• **DATASET EXCERPT**
___
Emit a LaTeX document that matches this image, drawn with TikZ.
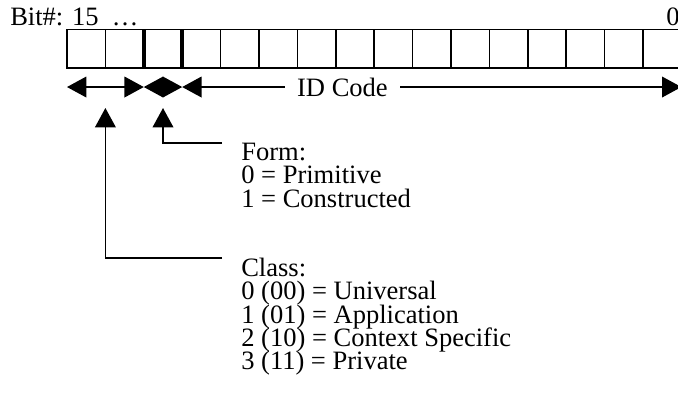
\documentclass[tikz,border=0pt]{standalone}
\usepackage{fontspec}
\setmainfont{Liberation Serif}
\usetikzlibrary{arrows.meta}

\begin{document}
\begin{tikzpicture}[x=0.75pt, y=-0.75pt,
        bitcell/.style={draw, line width=1.1pt, minimum width=28.8pt, minimum height=28.9pt, inner sep=0, outer sep=0},
        txt/.style={inner sep=0, font={\fontsize{19.9}{17.45}\selectfont\lineskiplimit-\maxdimen}},
        dim/.style={{Triangle[length=14.5pt,width=15.5pt]}-{Triangle[length=14.5pt,width=15.5pt]}, line width=1.1pt},
        lead/.style={-{Triangle[length=14.5pt,width=15.5pt]}, line width=1.1pt}]
    \useasboundingbox (0,0) rectangle (678,404);

    % Bit cells, 15 on the left down to 0 on the right
    \foreach \i in {0,...,15}
        \node[bitcell] (b\i) at ({86.2+38.4*(15-\i)}, 48.75) {};

    % Field boundaries
    \draw[line width=3pt] (b14.north east) -- (b14.south east);
    \draw[line width=3pt] (b13.north east) -- (b13.south east);

    % Bit numbers
    \node[txt, anchor=base west] (msb) at (10,25) {Bit\#: 15~~…};
    \node[txt, anchor=base west] (lsb) at (666,25) {0};

    % Field widths
    \draw[dim] ([yshift=-14.25pt]b15.south west) -- ([yshift=-14.25pt]b14.south east);
    \draw[dim] ([yshift=-14.25pt]b13.south west) -- ([yshift=-14.25pt]b13.south east);
    \draw[dim] ([yshift=-14.25pt]b12.south west) -- node[txt, pos=0.321, fill=white, inner xsep=9pt] (idcode) {ID Code} ([yshift=-14.25pt]b0.south east);

    % Labels
    \node[txt, anchor=north west, align=left, inner xsep=14.25pt] (form) at (222,143) {Form:\\0 = Primitive\\1 = Constructed};
    \node[txt, anchor=north west, align=left, inner xsep=14.25pt] (class) at (222,258) {Class:\\0 (00) = Universal\\1 (01) = Application\\2 (10) = Context Specific\\3 (11) = Private};

    \draw[lead] (form.north west) -| ([yshift=-30pt]b13.south);
    \draw[lead] (class.north west) -| ([yshift=-30pt]b15.south east);
\end{tikzpicture}
\end{document}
___
• **EXERCISE PROMPT**
Give every line back word for word and leave the pictures out.

• **EXPECTED ANSWER**
Emit a LaTeX document that matches this image, drawn with TikZ.
\documentclass[tikz,border=0pt]{standalone}
\usepackage{fontspec}
\setmainfont{Liberation Serif}
\usetikzlibrary{arrows.meta}

\begin{document}
\begin{tikzpicture}[x=0.75pt, y=-0.75pt,
        bitcell/.style={draw, line width=1.1pt, minimum width=28.8pt, minimum height=28.9pt, inner sep=0, outer sep=0},
        txt/.style={inner sep=0, font={\fontsize{19.9}{17.45}\selectfont\lineskiplimit-\maxdimen}},
        dim/.style={{Triangle[length=14.5pt,width=15.5pt]}-{Triangle[length=14.5pt,width=15.5pt]}, line width=1.1pt},
        lead/.style={-{Triangle[length=14.5pt,width=15.5pt]}, line width=1.1pt}]
    \useasboundingbox (0,0) rectangle (678,404);

    % Bit cells, 15 on the left down to 0 on the right
    \foreach \i in {0,...,15}
        \node[bitcell] (b\i) at ({86.2+38.4*(15-\i)}, 48.75) {};

    % Field boundaries
    \draw[line width=3pt] (b14.north east) -- (b14.south east);
    \draw[line width=3pt] (b13.north east) -- (b13.south east);

    % Bit numbers
    \node[txt, anchor=base west] (msb) at (10,25) {Bit\#: 15~~…};
    \node[txt, anchor=base west] (lsb) at (666,25) {0};

    % Field widths
    \draw[dim] ([yshift=-14.25pt]b15.south west) -- ([yshift=-14.25pt]b14.south east);
    \draw[dim] ([yshift=-14.25pt]b13.south west) -- ([yshift=-14.25pt]b13.south east);
    \draw[dim] ([yshift=-14.25pt]b12.south west) -- node[txt, pos=0.321, fill=white, inner xsep=9pt] (idcode) {ID Code} ([yshift=-14.25pt]b0.south east);

    % Labels
    \node[txt, anchor=north west, align=left, inner xsep=14.25pt] (form) at (222,143) {Form:\\0 = Primitive\\1 = Constructed};
    \node[txt, anchor=north west, align=left, inner xsep=14.25pt] (class) at (222,258) {Class:\\0 (00) = Universal\\1 (01) = Application\\2 (10) = Context Specific\\3 (11) = Private};

    \draw[lead] (form.north west) -| ([yshift=-30pt]b13.south);
    \draw[lead] (class.north west) -| ([yshift=-30pt]b15.south east);
\end{tikzpicture}
\end{document}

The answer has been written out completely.